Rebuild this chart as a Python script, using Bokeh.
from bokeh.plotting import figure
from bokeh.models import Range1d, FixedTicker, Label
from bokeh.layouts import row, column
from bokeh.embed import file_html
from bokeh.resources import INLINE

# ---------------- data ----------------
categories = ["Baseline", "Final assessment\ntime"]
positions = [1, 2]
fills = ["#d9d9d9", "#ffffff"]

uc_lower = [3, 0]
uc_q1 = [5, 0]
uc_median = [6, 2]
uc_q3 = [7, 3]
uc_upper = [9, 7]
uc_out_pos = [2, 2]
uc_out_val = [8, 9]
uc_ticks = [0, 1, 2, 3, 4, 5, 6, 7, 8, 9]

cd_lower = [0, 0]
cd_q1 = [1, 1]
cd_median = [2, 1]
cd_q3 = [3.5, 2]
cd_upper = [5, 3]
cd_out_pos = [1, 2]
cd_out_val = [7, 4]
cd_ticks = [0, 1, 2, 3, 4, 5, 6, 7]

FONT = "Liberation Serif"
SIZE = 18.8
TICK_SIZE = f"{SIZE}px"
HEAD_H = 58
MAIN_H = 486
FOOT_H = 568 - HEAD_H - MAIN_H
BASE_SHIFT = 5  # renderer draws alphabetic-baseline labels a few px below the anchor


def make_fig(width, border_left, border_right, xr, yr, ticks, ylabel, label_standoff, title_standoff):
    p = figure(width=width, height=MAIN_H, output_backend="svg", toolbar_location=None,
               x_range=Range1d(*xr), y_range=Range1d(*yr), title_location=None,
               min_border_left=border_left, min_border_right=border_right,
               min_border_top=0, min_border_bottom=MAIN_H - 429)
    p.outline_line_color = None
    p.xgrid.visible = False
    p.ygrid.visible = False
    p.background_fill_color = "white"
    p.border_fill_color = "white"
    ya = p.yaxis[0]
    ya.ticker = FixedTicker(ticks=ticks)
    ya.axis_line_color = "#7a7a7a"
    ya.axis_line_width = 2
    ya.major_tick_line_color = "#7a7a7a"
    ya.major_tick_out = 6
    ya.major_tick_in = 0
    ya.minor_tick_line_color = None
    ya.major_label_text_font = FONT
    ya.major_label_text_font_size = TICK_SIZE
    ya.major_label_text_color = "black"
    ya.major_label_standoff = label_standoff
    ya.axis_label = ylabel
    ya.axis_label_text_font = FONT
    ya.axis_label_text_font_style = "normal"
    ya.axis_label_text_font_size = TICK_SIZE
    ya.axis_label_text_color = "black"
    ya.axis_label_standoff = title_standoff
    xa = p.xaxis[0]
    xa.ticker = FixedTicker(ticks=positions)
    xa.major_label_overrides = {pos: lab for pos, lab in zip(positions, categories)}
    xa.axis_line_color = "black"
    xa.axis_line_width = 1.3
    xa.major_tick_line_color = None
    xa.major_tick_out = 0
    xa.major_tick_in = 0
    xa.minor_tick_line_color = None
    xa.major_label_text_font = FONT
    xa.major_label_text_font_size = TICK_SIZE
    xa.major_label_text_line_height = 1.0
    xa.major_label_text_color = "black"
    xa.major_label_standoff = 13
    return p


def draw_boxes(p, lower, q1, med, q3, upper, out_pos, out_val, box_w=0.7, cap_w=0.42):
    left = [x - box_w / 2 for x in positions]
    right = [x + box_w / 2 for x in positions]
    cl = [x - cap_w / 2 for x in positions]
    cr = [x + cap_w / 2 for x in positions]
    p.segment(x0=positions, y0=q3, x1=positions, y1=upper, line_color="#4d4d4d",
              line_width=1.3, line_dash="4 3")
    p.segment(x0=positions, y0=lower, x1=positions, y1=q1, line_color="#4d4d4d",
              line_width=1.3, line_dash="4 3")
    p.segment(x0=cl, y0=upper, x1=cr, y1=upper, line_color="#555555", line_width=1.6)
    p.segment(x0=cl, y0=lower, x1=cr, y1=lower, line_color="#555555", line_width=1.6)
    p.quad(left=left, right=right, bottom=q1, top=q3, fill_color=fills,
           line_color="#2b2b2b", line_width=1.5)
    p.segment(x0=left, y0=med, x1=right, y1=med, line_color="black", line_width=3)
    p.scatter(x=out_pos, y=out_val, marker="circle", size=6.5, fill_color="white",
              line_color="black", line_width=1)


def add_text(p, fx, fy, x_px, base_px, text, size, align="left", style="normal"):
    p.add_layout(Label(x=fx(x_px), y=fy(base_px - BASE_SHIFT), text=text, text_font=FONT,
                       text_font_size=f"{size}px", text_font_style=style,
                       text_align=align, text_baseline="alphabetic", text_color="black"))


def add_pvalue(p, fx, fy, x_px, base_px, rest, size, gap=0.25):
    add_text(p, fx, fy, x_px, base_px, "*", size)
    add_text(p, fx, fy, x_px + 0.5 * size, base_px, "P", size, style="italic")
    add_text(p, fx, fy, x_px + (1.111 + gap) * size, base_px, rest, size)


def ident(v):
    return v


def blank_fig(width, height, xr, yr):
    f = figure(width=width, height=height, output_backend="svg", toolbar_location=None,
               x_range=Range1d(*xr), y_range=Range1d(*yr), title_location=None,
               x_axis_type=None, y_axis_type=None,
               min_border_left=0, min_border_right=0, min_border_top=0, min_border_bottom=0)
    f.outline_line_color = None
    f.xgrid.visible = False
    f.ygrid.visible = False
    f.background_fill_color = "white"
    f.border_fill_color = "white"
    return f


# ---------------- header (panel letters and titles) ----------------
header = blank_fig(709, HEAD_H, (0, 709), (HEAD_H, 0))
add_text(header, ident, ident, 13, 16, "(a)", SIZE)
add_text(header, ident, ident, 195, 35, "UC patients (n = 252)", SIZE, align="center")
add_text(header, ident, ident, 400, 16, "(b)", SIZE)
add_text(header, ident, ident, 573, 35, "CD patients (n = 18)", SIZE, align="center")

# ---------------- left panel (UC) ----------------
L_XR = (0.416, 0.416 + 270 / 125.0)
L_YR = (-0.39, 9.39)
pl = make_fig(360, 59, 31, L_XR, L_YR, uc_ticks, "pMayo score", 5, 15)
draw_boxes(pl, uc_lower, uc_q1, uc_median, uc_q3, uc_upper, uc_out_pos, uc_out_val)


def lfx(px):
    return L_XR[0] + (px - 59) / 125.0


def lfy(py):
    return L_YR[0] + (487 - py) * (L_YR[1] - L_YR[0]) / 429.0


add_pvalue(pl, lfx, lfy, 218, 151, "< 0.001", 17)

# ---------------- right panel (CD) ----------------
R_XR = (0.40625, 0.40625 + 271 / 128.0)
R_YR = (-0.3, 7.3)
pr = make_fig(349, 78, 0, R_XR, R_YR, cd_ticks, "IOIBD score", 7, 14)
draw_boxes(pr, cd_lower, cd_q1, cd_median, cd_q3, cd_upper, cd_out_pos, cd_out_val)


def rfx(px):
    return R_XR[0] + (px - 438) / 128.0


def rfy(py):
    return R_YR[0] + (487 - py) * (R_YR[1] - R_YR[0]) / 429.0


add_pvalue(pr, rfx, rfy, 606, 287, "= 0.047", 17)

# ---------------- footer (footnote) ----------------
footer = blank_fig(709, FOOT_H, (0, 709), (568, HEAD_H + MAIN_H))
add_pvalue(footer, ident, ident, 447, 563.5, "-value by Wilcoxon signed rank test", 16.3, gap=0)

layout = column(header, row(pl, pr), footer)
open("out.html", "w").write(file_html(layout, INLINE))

# Problem to solve
Reproduce the whole listing word for word.

# Solution below
Rebuild this chart as a Python script, using Bokeh.
from bokeh.plotting import figure
from bokeh.models import Range1d, FixedTicker, Label
from bokeh.layouts import row, column
from bokeh.embed import file_html
from bokeh.resources import INLINE

# ---------------- data ----------------
categories = ["Baseline", "Final assessment\ntime"]
positions = [1, 2]
fills = ["#d9d9d9", "#ffffff"]

uc_lower = [3, 0]
uc_q1 = [5, 0]
uc_median = [6, 2]
uc_q3 = [7, 3]
uc_upper = [9, 7]
uc_out_pos = [2, 2]
uc_out_val = [8, 9]
uc_ticks = [0, 1, 2, 3, 4, 5, 6, 7, 8, 9]

cd_lower = [0, 0]
cd_q1 = [1, 1]
cd_median = [2, 1]
cd_q3 = [3.5, 2]
cd_upper = [5, 3]
cd_out_pos = [1, 2]
cd_out_val = [7, 4]
cd_ticks = [0, 1, 2, 3, 4, 5, 6, 7]

FONT = "Liberation Serif"
SIZE = 18.8
TICK_SIZE = f"{SIZE}px"
HEAD_H = 58
MAIN_H = 486
FOOT_H = 568 - HEAD_H - MAIN_H
BASE_SHIFT = 5  # renderer draws alphabetic-baseline labels a few px below the anchor


def make_fig(width, border_left, border_right, xr, yr, ticks, ylabel, label_standoff, title_standoff):
    p = figure(width=width, height=MAIN_H, output_backend="svg", toolbar_location=None,
               x_range=Range1d(*xr), y_range=Range1d(*yr), title_location=None,
               min_border_left=border_left, min_border_right=border_right,
               min_border_top=0, min_border_bottom=MAIN_H - 429)
    p.outline_line_color = None
    p.xgrid.visible = False
    p.ygrid.visible = False
    p.background_fill_color = "white"
    p.border_fill_color = "white"
    ya = p.yaxis[0]
    ya.ticker = FixedTicker(ticks=ticks)
    ya.axis_line_color = "#7a7a7a"
    ya.axis_line_width = 2
    ya.major_tick_line_color = "#7a7a7a"
    ya.major_tick_out = 6
    ya.major_tick_in = 0
    ya.minor_tick_line_color = None
    ya.major_label_text_font = FONT
    ya.major_label_text_font_size = TICK_SIZE
    ya.major_label_text_color = "black"
    ya.major_label_standoff = label_standoff
    ya.axis_label = ylabel
    ya.axis_label_text_font = FONT
    ya.axis_label_text_font_style = "normal"
    ya.axis_label_text_font_size = TICK_SIZE
    ya.axis_label_text_color = "black"
    ya.axis_label_standoff = title_standoff
    xa = p.xaxis[0]
    xa.ticker = FixedTicker(ticks=positions)
    xa.major_label_overrides = {pos: lab for pos, lab in zip(positions, categories)}
    xa.axis_line_color = "black"
    xa.axis_line_width = 1.3
    xa.major_tick_line_color = None
    xa.major_tick_out = 0
    xa.major_tick_in = 0
    xa.minor_tick_line_color = None
    xa.major_label_text_font = FONT
    xa.major_label_text_font_size = TICK_SIZE
    xa.major_label_text_line_height = 1.0
    xa.major_label_text_color = "black"
    xa.major_label_standoff = 13
    return p


def draw_boxes(p, lower, q1, med, q3, upper, out_pos, out_val, box_w=0.7, cap_w=0.42):
    left = [x - box_w / 2 for x in positions]
    right = [x + box_w / 2 for x in positions]
    cl = [x - cap_w / 2 for x in positions]
    cr = [x + cap_w / 2 for x in positions]
    p.segment(x0=positions, y0=q3, x1=positions, y1=upper, line_color="#4d4d4d",
              line_width=1.3, line_dash="4 3")
    p.segment(x0=positions, y0=lower, x1=positions, y1=q1, line_color="#4d4d4d",
              line_width=1.3, line_dash="4 3")
    p.segment(x0=cl, y0=upper, x1=cr, y1=upper, line_color="#555555", line_width=1.6)
    p.segment(x0=cl, y0=lower, x1=cr, y1=lower, line_color="#555555", line_width=1.6)
    p.quad(left=left, right=right, bottom=q1, top=q3, fill_color=fills,
           line_color="#2b2b2b", line_width=1.5)
    p.segment(x0=left, y0=med, x1=right, y1=med, line_color="black", line_width=3)
    p.scatter(x=out_pos, y=out_val, marker="circle", size=6.5, fill_color="white",
              line_color="black", line_width=1)


def add_text(p, fx, fy, x_px, base_px, text, size, align="left", style="normal"):
    p.add_layout(Label(x=fx(x_px), y=fy(base_px - BASE_SHIFT), text=text, text_font=FONT,
                       text_font_size=f"{size}px", text_font_style=style,
                       text_align=align, text_baseline="alphabetic", text_color="black"))


def add_pvalue(p, fx, fy, x_px, base_px, rest, size, gap=0.25):
    add_text(p, fx, fy, x_px, base_px, "*", size)
    add_text(p, fx, fy, x_px + 0.5 * size, base_px, "P", size, style="italic")
    add_text(p, fx, fy, x_px + (1.111 + gap) * size, base_px, rest, size)


def ident(v):
    return v


def blank_fig(width, height, xr, yr):
    f = figure(width=width, height=height, output_backend="svg", toolbar_location=None,
               x_range=Range1d(*xr), y_range=Range1d(*yr), title_location=None,
               x_axis_type=None, y_axis_type=None,
               min_border_left=0, min_border_right=0, min_border_top=0, min_border_bottom=0)
    f.outline_line_color = None
    f.xgrid.visible = False
    f.ygrid.visible = False
    f.background_fill_color = "white"
    f.border_fill_color = "white"
    return f


# ---------------- header (panel letters and titles) ----------------
header = blank_fig(709, HEAD_H, (0, 709), (HEAD_H, 0))
add_text(header, ident, ident, 13, 16, "(a)", SIZE)
add_text(header, ident, ident, 195, 35, "UC patients (n = 252)", SIZE, align="center")
add_text(header, ident, ident, 400, 16, "(b)", SIZE)
add_text(header, ident, ident, 573, 35, "CD patients (n = 18)", SIZE, align="center")

# ---------------- left panel (UC) ----------------
L_XR = (0.416, 0.416 + 270 / 125.0)
L_YR = (-0.39, 9.39)
pl = make_fig(360, 59, 31, L_XR, L_YR, uc_ticks, "pMayo score", 5, 15)
draw_boxes(pl, uc_lower, uc_q1, uc_median, uc_q3, uc_upper, uc_out_pos, uc_out_val)


def lfx(px):
    return L_XR[0] + (px - 59) / 125.0


def lfy(py):
    return L_YR[0] + (487 - py) * (L_YR[1] - L_YR[0]) / 429.0


add_pvalue(pl, lfx, lfy, 218, 151, "< 0.001", 17)

# ---------------- right panel (CD) ----------------
R_XR = (0.40625, 0.40625 + 271 / 128.0)
R_YR = (-0.3, 7.3)
pr = make_fig(349, 78, 0, R_XR, R_YR, cd_ticks, "IOIBD score", 7, 14)
draw_boxes(pr, cd_lower, cd_q1, cd_median, cd_q3, cd_upper, cd_out_pos, cd_out_val)


def rfx(px):
    return R_XR[0] + (px - 438) / 128.0


def rfy(py):
    return R_YR[0] + (487 - py) * (R_YR[1] - R_YR[0]) / 429.0


add_pvalue(pr, rfx, rfy, 606, 287, "= 0.047", 17)

# ---------------- footer (footnote) ----------------
footer = blank_fig(709, FOOT_H, (0, 709), (568, HEAD_H + MAIN_H))
add_pvalue(footer, ident, ident, 447, 563.5, "-value by Wilcoxon signed rank test", 16.3, gap=0)

layout = column(header, row(pl, pr), footer)
open("out.html", "w").write(file_html(layout, INLINE))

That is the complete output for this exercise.